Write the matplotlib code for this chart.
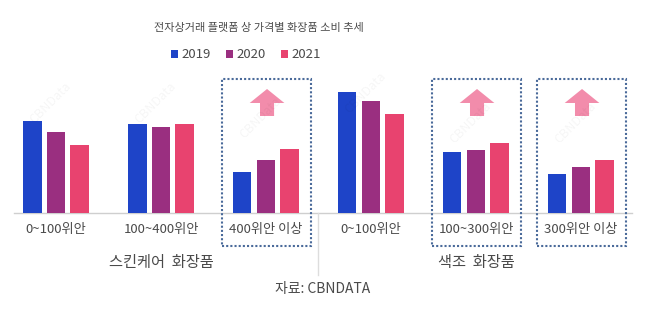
import numpy as np
import matplotlib
matplotlib.use("Agg")
import matplotlib.pyplot as plt
from matplotlib.patches import Rectangle, Polygon

plt.rcParams['font.family'] = ['Noto Sans CJK KR', 'DejaVu Sans']

# price bands (per platform), two cosmetics types
tick_labels = ['0~100위안', '100~400위안', '400위안 이상',
               '0~100위안', '100~300위안', '300위안 이상']
group_labels = ['스킨케어  화장품', '색조  화장품']
years = ['2019', '2020', '2021']
v2019 = [92, 89, 41, 121, 61, 39]
v2020 = [81, 86, 53, 112, 63, 46]
v2021 = [68, 89, 64, 99, 70, 53]
rising = [2, 4, 5]   # bands with growing share

colors = ['#1e44c8', '#9a2f80', '#e8436f']
arrow_color = '#f28cab'
text_color = '#4a4a4a'

W, H = 652, 321
fig = plt.figure(figsize=(W / 100, H / 100), dpi=100)

# axes placed in pixel terms: baseline at y=213, top at y=79
x0_px, x1_px = 14, 632
base_px, top_px = 213, 79
ax = fig.add_axes([x0_px / W, (H - base_px) / H, (x1_px - x0_px) / W, (base_px - top_px) / H])
ax.set_xlim(-0.4, 5.486)
ax.set_ylim(0, base_px - top_px)
ax.axis('off')

x = np.arange(len(tick_labels))
bw = 0.172
step = 0.224
for i, (vals, c) in enumerate(zip([v2019, v2020, v2021], colors)):
    ax.bar(x + (i - 1) * step, vals, width=bw, color=c, label=years[i], zorder=3)

# baseline
ax.plot([-0.4, 5.486], [0, 0], color='#cfcfcf', lw=1.0, clip_on=False, zorder=2)

# dotted boxes and up arrows over the rising bands
for k in rising:
    ax.add_patch(Rectangle((k - 0.42, -33), 0.85, 167, fill=False,
                           ls=(0, (1, 1)), lw=1.5, ec='#4a6a9a', clip_on=False, zorder=4))
    cx = k + 0.01
    hw, sw = 0.165, 0.067
    pts = [(cx, 124), (cx + hw, 110), (cx + sw, 110), (cx + sw, 97),
           (cx - sw, 97), (cx - sw, 110), (cx - hw, 110)]
    ax.add_patch(Polygon(pts, closed=True, fc=arrow_color, ec='none', zorder=3))

# category tick labels
for xi, lab in zip(x, tick_labels):
    ax.text(xi, -16, lab, ha='center', va='center', fontsize=9.5, color=text_color)

# group labels and divider
ax.text(1, -50, group_labels[0], ha='center', va='center', fontsize=11, color=text_color)
ax.text(4, -50, group_labels[1], ha='center', va='center', fontsize=11, color=text_color)
ax.plot([2.5, 2.5], [0, -62], color='#dddddd', lw=1.0, clip_on=False)

# faint watermark
for k, yy in zip(x, [110, 110, 95, 120, 90, 90]):
    ax.text(k - 0.05, yy, 'CBNData', rotation=45, ha='center', va='center',
            fontsize=9, color='#000000', alpha=0.04, zorder=5)

fig.text(259 / W, 1 - 28 / H, '전자상거래 플랫폼 상 가격별 화장품 소비 추세',
         ha='center', va='center', fontsize=8, color=text_color)
fig.legend(loc='center', bbox_to_anchor=(246 / W, 1 - 55 / H), ncol=3, frameon=False,
           fontsize=9.5, handlelength=0.55, handleheight=0.55, handletextpad=0.3,
           columnspacing=1.1, labelcolor=text_color)
fig.text(323 / W, 1 - 289 / H, '자료: CBNDATA', ha='center', va='center',
         fontsize=10, color=text_color)

fig.savefig('out.png', dpi=100)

> **REQUIREMENTS**: Write out each line of the listing above, exactly, from its first line to the line holding "plt.rcParams['font.family'] = ['Noto", inclusive. Skip the pictures.

> **IN RESPONSE**:
Write the matplotlib code for this chart.
import numpy as np
import matplotlib
matplotlib.use("Agg")
import matplotlib.pyplot as plt
from matplotlib.patches import Rectangle, Polygon

plt.rcParams['font.family'] = ['Noto Sans CJK KR', 'DejaVu Sans']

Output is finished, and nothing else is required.